Mayor Muriel Bowser operates heavy-duty machinery to begin the demolition of two buildings at St. Elizabeths, making way for a new state-of-the art sports and entertainment venue on Feb. 18. (Astrid Riecken/TWP)

Before finalizing the details on $55 million agreement to build a basketball and entertainment arena, D.C Mayor Muriel E. Bowser was behind the controls of an excavator Thursday destroying two vacant buildings to make way for the project.

The next day Bowser submitted an agreement between the District, its quasi-independent sports agency and the owners of the Washington Wizards to the D.C. Council. If approved, the 5,000-seat arena would open in 2018 for Wizards practices, home games of the Washington Mystics and other entertainment on the east campus of the former St. Elizabeths hospital, where Bowser performed her ceremonial demolition.

Wizards officials want a new state-of-the-art practice facility to compete with other teams for the NBA’s best players, and the agreement allows the team to spend up to $3 million on equipment and furniture to outfit the facility.

Competing clubs, such as the Chicago Bulls and Philadelphia 76ers, have opened new  facilities with features including expansive weight rooms, film rooms resembling small theaters, lap pools and cryotherapeutic chambers that allow players to expose their bodies to subzero temperatures with the aim of reducing inflammation.

Bowser had earlier unveiled the broad outlines of the project. Taxpayers will pay about 92 percent of the total cost, via $23 million from the District and $27 million from Events DC, the sports and convention agency funded by a percentage of hotel occupancy taxes. The arena would be publicly owned and operated by Events D.C.

Monumental Sports & Entertainment, the owner of the Wizards and Mystics, would put up $4.46 million, about 8 percent of the cost, equated to the rent the company would pay over a 19-year lease.

The mayor’s willingness to pay for so much of the cost of the facility, which borders the Congress Heights neighborhood of Southeast, raised concerns among some D.C. Council members when they looked at the outline of the deal in December, particularly since taxpayers will be on the hook for any construction cost overruns. The development agreement specifies that Events DC will pay for any unforeseen excess costs — although if the total cost of the project balloons above 120 percent of the projected $55 million, or $66 million, Events DC reserves the right to confer with the D.C. government about how best to mitigate those costs.

The D.C. government’s costs are capped at $23 million, according to the agreement and Bowser economic development officials.

[D.C. to pay cost overruns for Wizards facility]

Demonstrating economic progress in neighborhoods east of the Anacostia River has taken on added importance for the mayor since Walmart pulled out of two leases to open stores there, potentially setting back two mixed-use development projects years.

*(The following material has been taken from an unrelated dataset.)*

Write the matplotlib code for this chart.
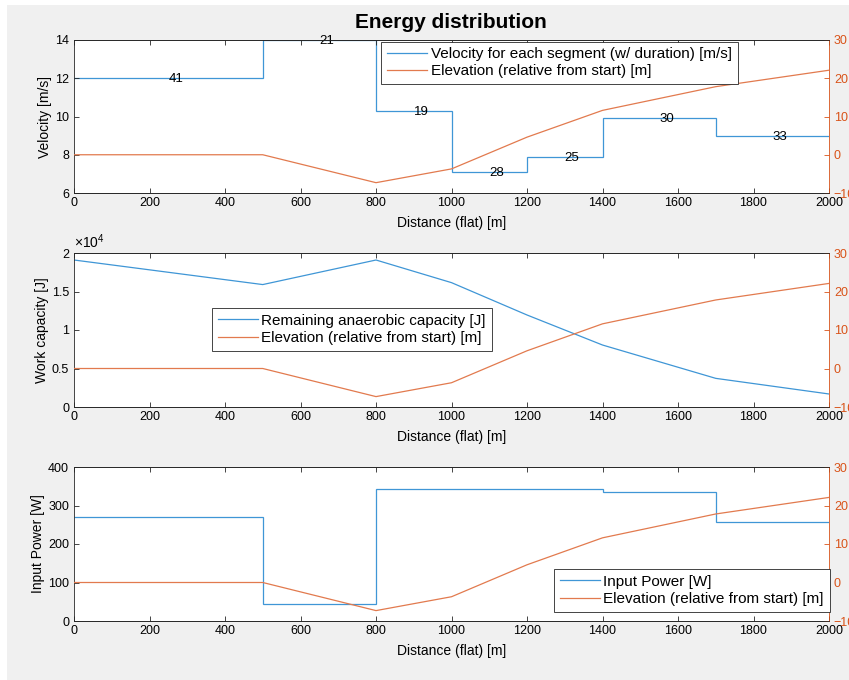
import matplotlib
matplotlib.use("Agg")
import matplotlib.pyplot as plt
from matplotlib.patches import Rectangle
from matplotlib.ticker import FuncFormatter

plt.rcParams["font.family"] = ["Liberation Sans", "DejaVu Sans"]
plt.rcParams["mathtext.fontset"] = "custom"
plt.rcParams["mathtext.rm"] = "Liberation Sans"
plt.rcParams["mathtext.it"] = "Liberation Sans"

# ---- data ----
edges = [0, 500, 800, 1000, 1200, 1400, 1700, 2000]
velocity = [12.0, 13.98, 10.28, 7.08, 7.87, 9.9, 8.98]
durations = [41, 21, 19, 28, 25, 30, 33]

elev_x = [0, 500, 800, 1000, 1200, 1400, 1700, 2000]
elevation = [0.0, 0.0, -7.3, -3.7, 4.6, 11.6, 17.8, 22.1]

cap_x = [0, 500, 800, 1000, 1200, 1400, 1700, 2000]
capacity = [19090, 15900, 19090, 16150, 11950, 8050, 3720, 1690]

power_edges = [0, 500, 800, 1400, 1700, 2000]
power = [270, 43, 343, 336, 257]

xticks = [0, 200, 400, 600, 800, 1000, 1200, 1400, 1600, 1800, 2000]
right_ticks = [-10, 0, 10, 20, 30]

# ---- style ----
BLUE = "#3f96d6"
ORANGE = "#e27a4e"
ORANGE_AX = "#D95319"
DARK = "#262626"
FIG_BG = "#f0f0f0"
LW = 0.9
TICK_FS = 9
LABEL_FS = 10
LEG_FS = 11

W, H = 849, 680
fig = plt.figure(figsize=(W / 100, H / 100), dpi=100)
fig.patch.set_facecolor("white")
fig.add_artist(Rectangle((7 / W, 0), 1 - 7 / W, 1 - 5 / H, transform=fig.transFigure,
                         facecolor=FIG_BG, edgecolor="none", zorder=-10))


def make_axes(top_px, bottom_px):
    left = 74 / W
    width = 755 / W
    bottom = 1 - bottom_px / H
    height = (bottom_px - top_px) / H
    ax = fig.add_axes([left, bottom, width, height])
    ax.set_facecolor("white")
    ax.set_xlim(0, 2000)
    ax.set_xticks(xticks)
    ax.tick_params(axis="x", direction="in", top=True, bottom=True, length=3.3,
                   width=0.6, color=DARK, labelsize=TICK_FS, pad=3)
    ax.tick_params(axis="y", direction="in", left=True, right=False, length=3.3,
                   width=0.6, color=DARK, labelsize=TICK_FS, pad=3.5)
    for s in ("left", "top", "bottom"):
        ax.spines[s].set_color(DARK)
        ax.spines[s].set_linewidth(0.6)
    ax.spines["right"].set_visible(False)
    ax.set_xlabel("Distance (flat) [m]", fontsize=LABEL_FS, labelpad=5)

    ax2 = ax.twinx()
    ax2.set_ylim(-10, 30)
    ax2.set_yticks(right_ticks)
    ax2.tick_params(axis="y", direction="in", right=True, left=False, length=3.3,
                    width=0.6, color=ORANGE_AX, labelcolor=ORANGE_AX,
                    labelsize=TICK_FS, pad=3.5)
    ax2.spines["right"].set_color(ORANGE_AX)
    ax2.spines["right"].set_linewidth(0.6)
    ax2.spines["left"].set_visible(False)
    ax2.spines["top"].set_color(DARK)
    ax2.spines["top"].set_linewidth(0.6)
    ax2.spines["bottom"].set_color(DARK)
    ax2.spines["bottom"].set_linewidth(0.6)
    return ax, ax2


def legend(ax2, handles, labels, x_px, y_px, ax_box):
    top_px, bottom_px = ax_box
    fx = (x_px - 74) / 755
    fy = (bottom_px - y_px) / (bottom_px - top_px)
    leg = ax2.legend(handles, labels, loc="upper left", bbox_to_anchor=(fx, fy),
                     borderaxespad=0, fontsize=LEG_FS, frameon=True, fancybox=False,
                     framealpha=1, edgecolor=DARK, handlelength=2.6,
                     handletextpad=0.25, borderpad=0.38, labelspacing=0.2)
    leg.get_frame().set_linewidth(0.6)
    return leg


# ---- velocity panel ----
box1 = (40, 193)
ax1, ax1r = make_axes(*box1)
h_v = ax1.stairs(velocity, edges, baseline=None, color=BLUE, linewidth=LW)
ax1.set_ylim(6, 14)
ax1.set_yticks([6, 8, 10, 12, 14])
ax1.set_ylabel("Velocity [m/s]", fontsize=LABEL_FS, labelpad=2)
for i, d in enumerate(durations):
    mid = (edges[i] + edges[i + 1]) / 2
    ax1.text(mid, velocity[i] - 0.05, str(d), ha="left", va="center", fontsize=9.5,
             color="black", zorder=5)
(h_e1,) = ax1r.plot(elev_x, elevation, color=ORANGE, linewidth=LW)
legend(ax1r, [h_v, h_e1],
       ["Velocity for each segment (w/ duration) [m/s]",
        "Elevation (relative from start) [m]"], 381.5, 41.5, box1)

# ---- work capacity panel ----
box2 = (253, 407)
ax2, ax2r = make_axes(*box2)
(h_c,) = ax2.plot(cap_x, capacity, color=BLUE, linewidth=LW)
ax2.set_ylim(0, 20000)
ax2.set_yticks([0, 5000, 10000, 15000, 20000])
ax2.yaxis.set_major_formatter(FuncFormatter(lambda v, p: f"{v / 1e4:g}"))
ax2.text(0.0, 1.015, r"$\times10^{4}$", transform=ax2.transAxes, fontsize=10,
         ha="left", va="bottom")
ax2.set_ylabel("Work capacity [J]", fontsize=LABEL_FS, labelpad=2)
(h_e2,) = ax2r.plot(elev_x, elevation, color=ORANGE, linewidth=LW)
legend(ax2r, [h_c, h_e2],
       ["Remaining anaerobic capacity [J]", "Elevation (relative from start) [m]"],
       212, 308, box2)

# ---- input power panel ----
box3 = (467, 621)
ax3, ax3r = make_axes(*box3)
h_p = ax3.stairs(power, power_edges, baseline=None, color=BLUE, linewidth=LW)
ax3.set_ylim(0, 400)
ax3.set_yticks([0, 100, 200, 300, 400])
ax3.set_ylabel("Input Power [W]", fontsize=LABEL_FS, labelpad=2)
(h_e3,) = ax3r.plot(elev_x, elevation, color=ORANGE, linewidth=LW)
legend(ax3r, [h_p, h_e3],
       ["Input Power [W]", "Elevation (relative from start) [m]"], 554, 569, box3)

fig.text(451 / W, 1 - 23 / H, "Energy distribution", ha="center", va="center",
         fontsize=15, fontweight="bold")

fig.savefig("out.png", dpi=100, facecolor=fig.get_facecolor())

But deep divisions over who benefits from development in the city persist, as evidenced by a pair of protesters from the activist group Empower DC who crashed the mayor’s press conference Thursday carrying a sign warning of “displacement” of longtime residents. The two were pulled away by D.C. police before Bowser dropped the excavator’s claw onto a concrete pavilion roof. After three forceful strikes with the help of a construction worker guiding her hands, the claw broke through, sending chunks of pavement raining down on to the side walk.


Schyla Moore from Empower DC is pulled away by D.C. police before the demolition of two buildings at St. Elizabeths. Moore says the development doesn’t benefit people in poverty who are increasingly pushed out of the city. (Photo by Astrid Riecken For The Washington Post)

Other projects in the area could prove more controversial. Tenants of four apartment buildings across the street from the project have complained for months of substandard treatment by their landlord, who plans to demolish the project, and have won the backing of D.C. Attorney General Karl A. Racine. Nearby, the District is in the early stages of trying to develop the housing complex Barry Farm, which could mean the relocation of hundreds of public housing residents.

[Why a law meant to protect the poor from gentrification doesn’t really work]

Bower and her staff market the project as “bigger than basketball,” and council members have largely praised the plans. Events DC estimates that the facility will bring 380,000 residents and visitors there along with hundreds of jobs to build and operate the venue.

“With this new development, we are delivering on a promise to revitalize Congress Heights, create quality affordable housing, generate hundreds of jobs, and put more District residents on a pathway to the middle class,” Bowser said in a press release.

Events DC has also set aggressive goals for hiring of D.C. residents and companies based in the city. The development agreement requires that the agency “shall use commercially reasonable efforts” to ensure that 51 percent of the jobs at the site be filled by D.C. residents and that at least 35 percent of maintenance and operational contracts be given to small, or minority-owned District businesses. That includes janitorial work, food service and security.

Staff writer Aaron C. Davis contributed to this report.